#### GIVEN MATERIAL

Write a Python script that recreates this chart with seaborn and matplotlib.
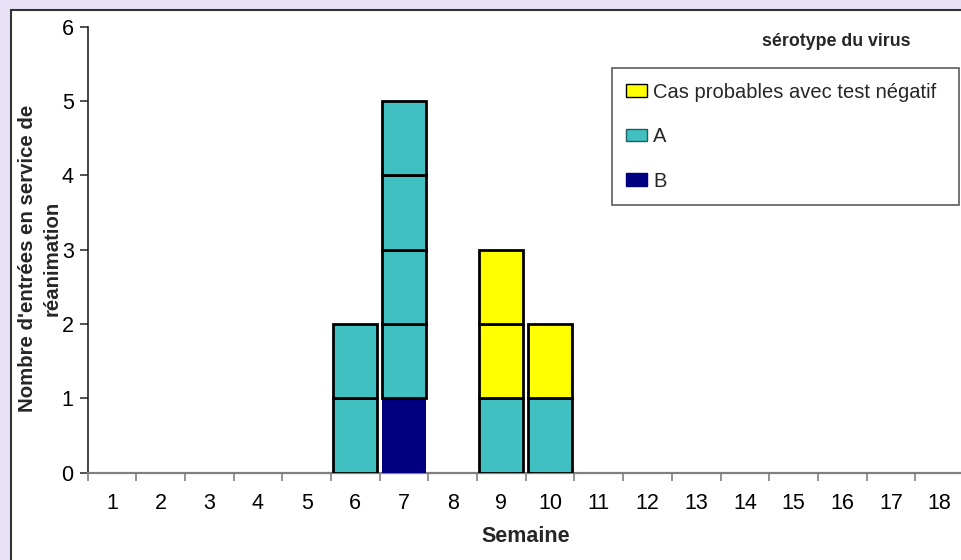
import matplotlib
matplotlib.use("Agg")
import matplotlib.pyplot as plt
from matplotlib.patches import Rectangle, Patch
import seaborn as sns
import pandas as pd

# ---- data ----
weeks = list(range(1, 19))
week_labels = [str(w) for w in weeks]
cases_B = [0, 0, 0, 0, 0, 0, 1, 0, 0, 0, 0, 0, 0, 0, 0, 0, 0, 0]
cases_A = [0, 0, 0, 0, 0, 2, 4, 0, 1, 1, 0, 0, 0, 0, 0, 0, 0, 0]
cases_prob = [0, 0, 0, 0, 0, 0, 0, 0, 2, 1, 0, 0, 0, 0, 0, 0, 0, 0]
series_names = ["Cas probables avec test négatif", "A", "B"]
series_colors = {"Cas probables avec test négatif": "#FFFF00", "A": "#40C0C0", "B": "#000080"}
series_edges = {"Cas probables avec test négatif": "black", "A": "black", "B": "none"}
legend_edges = {"Cas probables avec test négatif": "black", "A": "#1E6060", "B": "#000080"}

# expand into one row per case (each case drawn as a unit segment), stacked B, A, probable
rows = []
for i, w in enumerate(weeks):
    level = 0
    for name, counts in (("B", cases_B), ("A", cases_A),
                         ("Cas probables avec test négatif", cases_prob)):
        for _ in range(counts[i]):
            rows.append({"week": w, "serie": name, "bottom": level})
            level += 1
df = pd.DataFrame(rows)

sns.set_theme(style="white")
plt.rcParams["font.family"] = ["Liberation Sans", "DejaVu Sans"]

W, H = 962, 560
fig = plt.figure(figsize=(W / 100, H / 100), dpi=100, facecolor="#E7E2F8")
panel = Rectangle((11 / W, -0.1), 1.2, (H - 9.5) / H + 0.1, transform=fig.transFigure,
                  facecolor="white", edgecolor="#333333", linewidth=1.5, zorder=-10)
fig.patches.append(panel)

left, right = 87.5, 964.0
top, bottom = 26.7, 472.6
ax = fig.add_axes([left / W, (H - bottom) / H, (right - left) / W, (bottom - top) / H])
ax.set_zorder(1)
ax.set_facecolor("white")

for name in ["B", "A", "Cas probables avec test négatif"]:
    sub = df[df["serie"] == name]
    ax.bar(sub["week"], 1, bottom=sub["bottom"], width=0.9,
           color=series_colors[name], edgecolor=series_edges[name],
           linewidth=2.0 if name != "B" else 0, zorder=3)

ax.set_xlim(0.5, 18.5)
ax.set_ylim(0, 6)
ax.set_xticks(weeks)
ax.set_xticklabels(week_labels)
ax.set_xticks([w + 0.5 for w in range(0, 18)], minor=True)
ax.set_yticks(range(0, 7))
ax.tick_params(axis="x", which="major", length=0, pad=15, labelsize=15.5, colors="black")
ax.tick_params(axis="x", which="minor", length=6, width=1.2, color="#808080", direction="out", bottom=True)
ax.tick_params(axis="y", which="major", length=6, width=1.2, color="#333333", direction="out",
               left=True, pad=4, labelsize=15.5, labelcolor="black")

for s in ["top", "right"]:
    ax.spines[s].set_visible(False)
ax.spines["left"].set_color("#222222")
ax.spines["left"].set_linewidth(1.2)
ax.spines["bottom"].set_color("#808080")
ax.spines["bottom"].set_linewidth(1.6)

ax.set_xlabel("Semaine", fontsize=15.5, fontweight="bold")
ax.xaxis.set_label_coords(0.5, -(537 - bottom) / (bottom - top))
ax.xaxis.label.set_verticalalignment("center")

ax.set_ylabel("Nombre d'entrées en service de\nréanimation", fontsize=14.7, fontweight="bold",
              linespacing=1.4, multialignment="center")
ax.yaxis.set_label_coords((40 - left) / (right - left), (bottom - 258) / (bottom - top))
ax.yaxis.label.set_verticalalignment("center")

handles = [Patch(facecolor=series_colors[n], edgecolor=legend_edges[n], linewidth=1.0)
           for n in series_names]
leg = fig.legend(handles, series_names, loc="upper left",
                 bbox_to_anchor=(612 / W, 1 - 69 / H, 347 / W, 0.001), mode="expand",
                 borderaxespad=0, fontsize=14.5, frameon=True, fancybox=False,
                 handlelength=1.05, handleheight=0.6, handletextpad=0.3,
                 labelspacing=1.27, borderpad=0.7)
leg.get_frame().set_edgecolor("#333333")
leg.get_frame().set_linewidth(1.2)
fig.text(836 / W, 1 - 41 / H, "sérotype du virus", fontsize=12.8, fontweight="bold",
         ha="center", va="center")

fig.savefig("out.png", dpi=100, facecolor=fig.get_facecolor())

#### THE TASK
Return the material line for line, from its beginning to the line that contains "import pandas as pd", with the pictures left out.

#### COMPLETED EXERCISE
Write a Python script that recreates this chart with seaborn and matplotlib.
import matplotlib
matplotlib.use("Agg")
import matplotlib.pyplot as plt
from matplotlib.patches import Rectangle, Patch
import seaborn as sns
import pandas as pd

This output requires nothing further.